AI startup Modular secured $250 million in a funding round that raised its total external capital to $380 million and placed its valuation at $1.6 billion.
Founded in 2022 by software architects Chris Lattner and Tim Davis, Modular is building a software platform designed to allow AI developers to run applications efficiently across different chip architectures without needing to rewrite code for each individual hardware platform.
Building a Unified Software Layer
Chris Lattner, Modular’s CEO and co-founder, is known for his work on the LLVM compiler infrastructure at Apple. He and co-founder Tim Davis, who has a background in large-scale cloud infrastructure from Google, envisioned a platform that abstracts the complexities of AI hardware to enable flexibility across GPUs, CPUs, ASICs, and custom silicon.
Lattner explained, “What we’re focused on is not like pushing down Nvidia or crushing them. It’s more about enabling a level playing field so that other people can compete”
Modular has created its own programming language called Mojo to bridge developers’ preferred languages like Python with high-performance compiled code targeted at AI accelerators. This engineering allows developers to write once and deploy anywhere, reducing the cost and delay of adapting AI models for different infrastructures.
Currently the platform serves cloud providers like Oracle and Amazon, as well as major semiconductor companies including Nvidia and AMD. This cross-hardware compatibility helps enterprises avoid vendor lock-in and choose hardware optimized for cost and performance. As AI workloads grow increasingly complex and resource-intensive, companies want freedom from dependency on a single chip provider.
Challenging Nvidia’s Market Control
Nvidia commands more than 80% of the premium AI compute market, largely due to its proprietary CUDA platform which integrates software with Nvidia’s GPUs. CUDA dominates AI development and deployment workflows, with over four million active developers relying on this ecosystem globally. This dominance limits options for enterprises because migrating AI workloads between hardware vendors requires costly rewrites and performance tuning.
Modular’s software platform positions itself as a “Switzerland” or neutral ground, creating a unified software layer that works with multiple vendors to enable workload portability. The company’s new funding round was led by the US Innovative Technology Fund and involved existing investors like DFJ Growth, GV, General Catalyst, and Greylock. This investment nearly tripled Modular’s valuation compared to its last round two years ago.
The startup claims that its platform achieves performance gains ranging from 20% to 50% compared to leading AI inference frameworks when running on the latest Nvidia Hopper and AMD MI series GPUs. Oracle and Amazon have integrated Modular’s stack to offer customers multi-vendor support without sacrificing speed or capabilities. Modular also emphasizes its expansion beyond AI inference into training workloads, which constitute a substantial portion of compute demand in research and enterprise deployments.
Lattner remarked on the challenge the company aims to solve: “When I departed Google, I felt somewhat disheartened because I was eager to address this issue. What we came to understand is that it’s not merely about intelligence, funding, or capability. It’s a structural challenge.” By building a compute-neutral software layer, Modular attempts to solve a structural bottleneck holding the industry to a dominant chip ecosystem.

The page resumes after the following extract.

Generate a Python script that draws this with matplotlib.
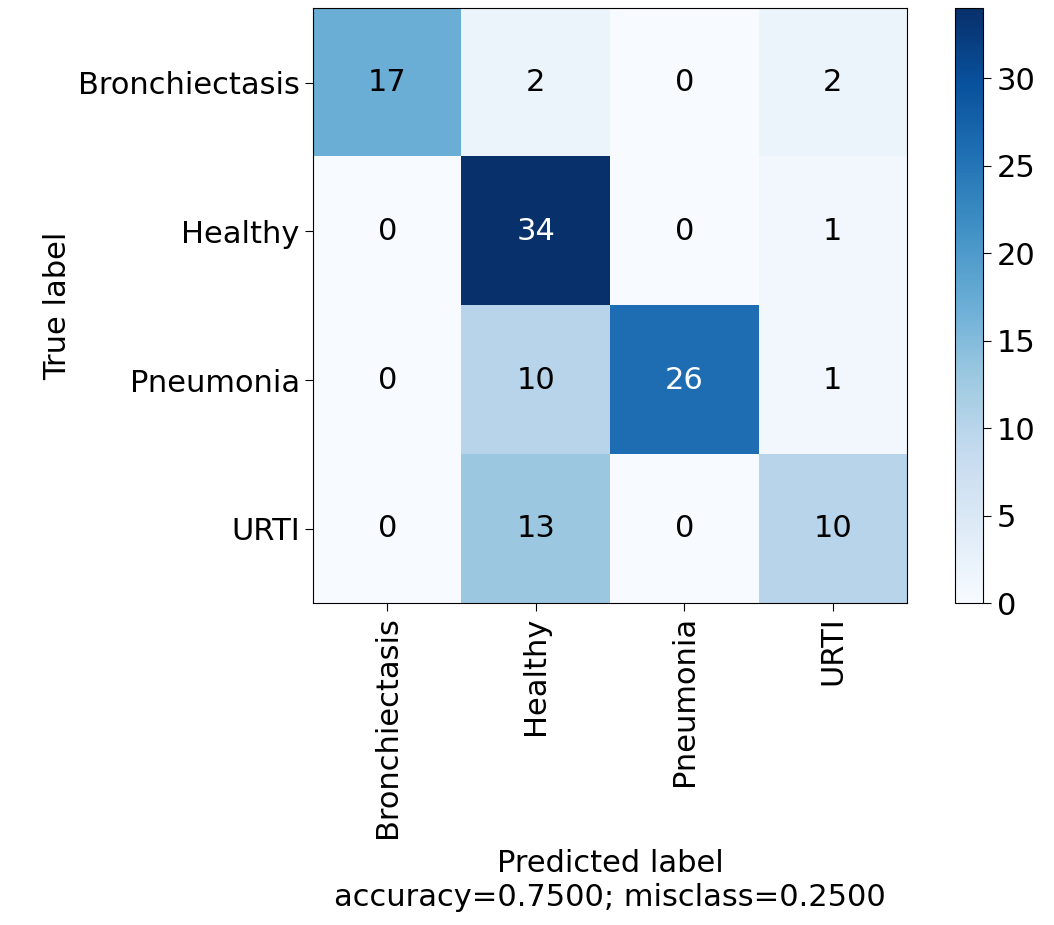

Expanding Engineering and Market Reach
With a current team of around 130 engineers, Modular plans to use the new funds to accelerate hiring and expand its presence internationally, especially in North America and Europe. The platform functions much like a hypervisor in traditional computing by abstracting away the hardware details, making AI development more accessible and efficient.
Software Over Silicon
The AI chip market is forecasted to reach $100 billion in annual spending by 2034, driven by growing enterprise AI adoption and research initiatives that require massive compute power. Nvidia currently leads in revenue and market share, with data center revenue surpassing $30 billion in recent quarters. However, Modular’s approach addresses growing enterprise needs for agility, cost control, and multi-vendor strategies.
Investors view Modular’s platform as revolutionizing the software landscape that governs how AI hardware is accessed and managed. Sam Fort, partner at DFJ Growth, compared Modular to “VMware for the AI era,” a reference to how VMware enabled compatibility and management layers across physical computing hardware.
As AI models grow in size and diversity, software platforms that ensure portability and efficiency across hardware will play an increasingly critical role. Modular’s vision centers on reducing workflow friction by bridging hardware differences. Achieving broad adoption will depend both on performance improvements and the ability to gain developer trust through tools and ecosystem support.
Moderate growth pressures on Nvidia’s dominance, alongside enterprise demand for vendor flexibility, suggest that platform-neutral software will become a defining feature of AI infrastructure in the coming years. Modular’s challenge is to deliver consistent performance, developer usability, and ecosystem support to realize this ambition at scale.